Stand up to the boss

Resist intimidation tactics with poise and candor

by on
in Workplace Communication

In a new book about Microsoft Corp., the authors describe how Bill Gates curses out some employees by yelling, “Why am I paying you people salaries?” To many managers, this may sound disturbingly familiar.

Blustery bosses can try to intimidate their minions by playing the hotheaded bully. Insulting comments, such as “You people are totally useless” or “Did you leave your brains at home this morning?” can leave harried underlings muttering under their breath.

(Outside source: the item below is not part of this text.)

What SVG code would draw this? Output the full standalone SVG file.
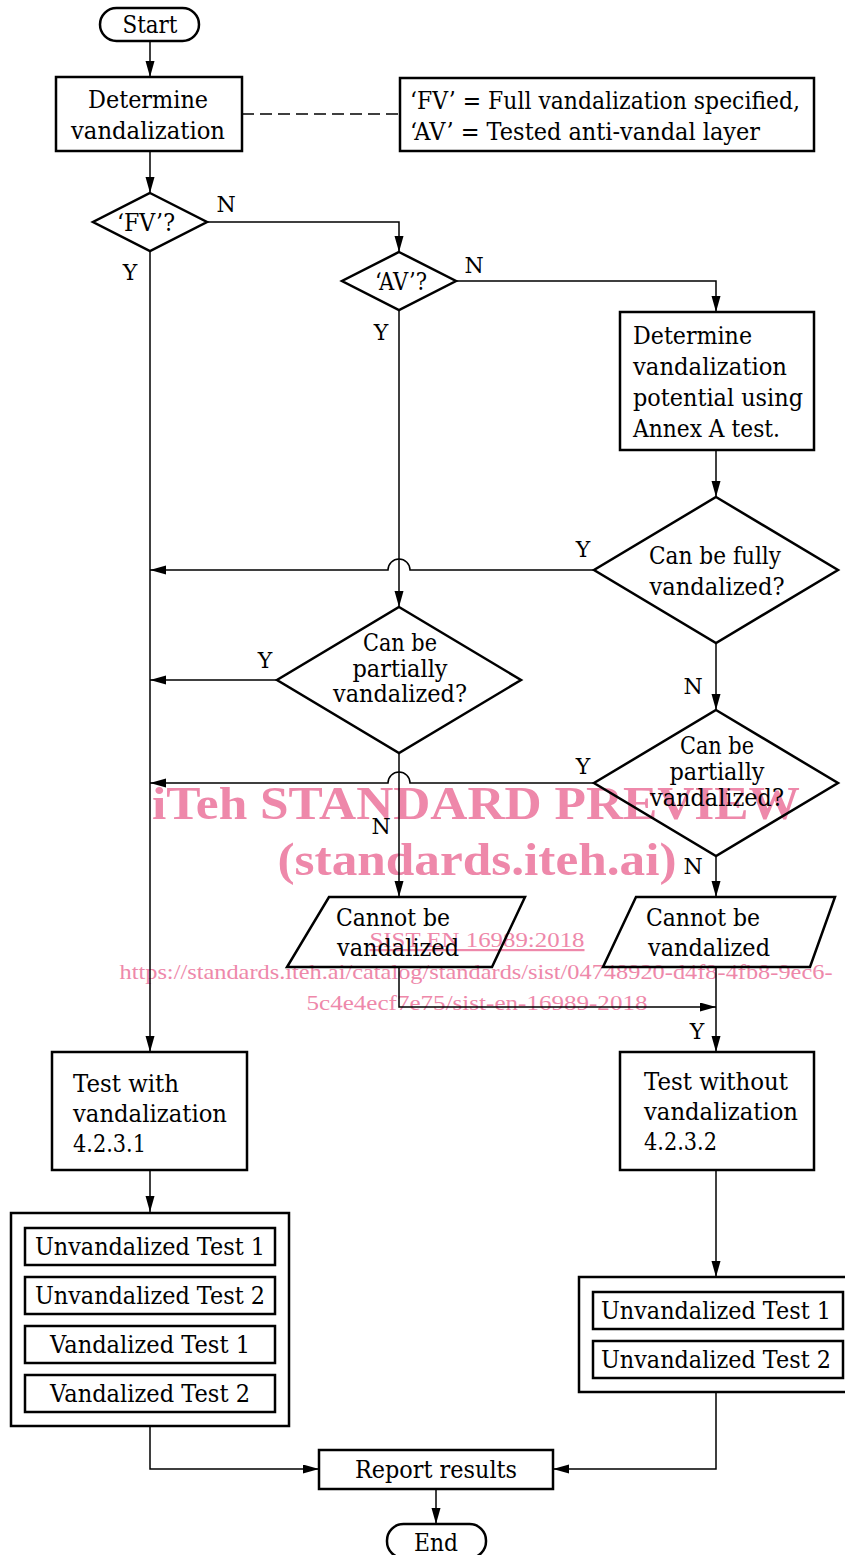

If your boss tends to launch hostile salvos in your direction, stand up to the attack with these strategies:

Resist the bait. Just because your boss barks at you doesn’t mean you have to bite. If you respond to a verbal tirade by lashing out, you’ll probably wind up trying to blame someone else or defending yourself. Both of these responses make you look weak.

It’s better to stay calm and maintain outward control. You may be burning up inside, but keep a poker face and let the storm pass. If you speak without thinking, you may let slip remarks that you’ll regret later (while adding to the boss’s wrath).

Change the subject. Once the boss makes an intimidating or reckless comment, let it pass. Then raise a new issue without skipping a beat. Answer a question that he asked earlier or give him an update on a matter that you know he wants to monitor closely.

You won’t get intimidated if you don’t acknowledge a boss’s nastiness. As the boss raves, pretend you’re hearing him say in a neutral voice, “Tell me something I need to know to run this business better.”

Ask a question. Never dignify a boss’s angry rebukes by showing fear. It’s smarter to let him blow off steam and then pose a business-related question that advances the conversation. Examples: “Will you sign off on this?” or “What’s the status of our latest deal?”

By not taking what you hear personally, you detach yourself and rise above the boss’s behavior. An insurance executive tells us he handles his CEO’s caustic outbursts by thinking, “Poor guy’s gonna die young.” “I don’t even listen when he gets mean,” he says. “I just feel pity for him. And I wait him out until he settles down.”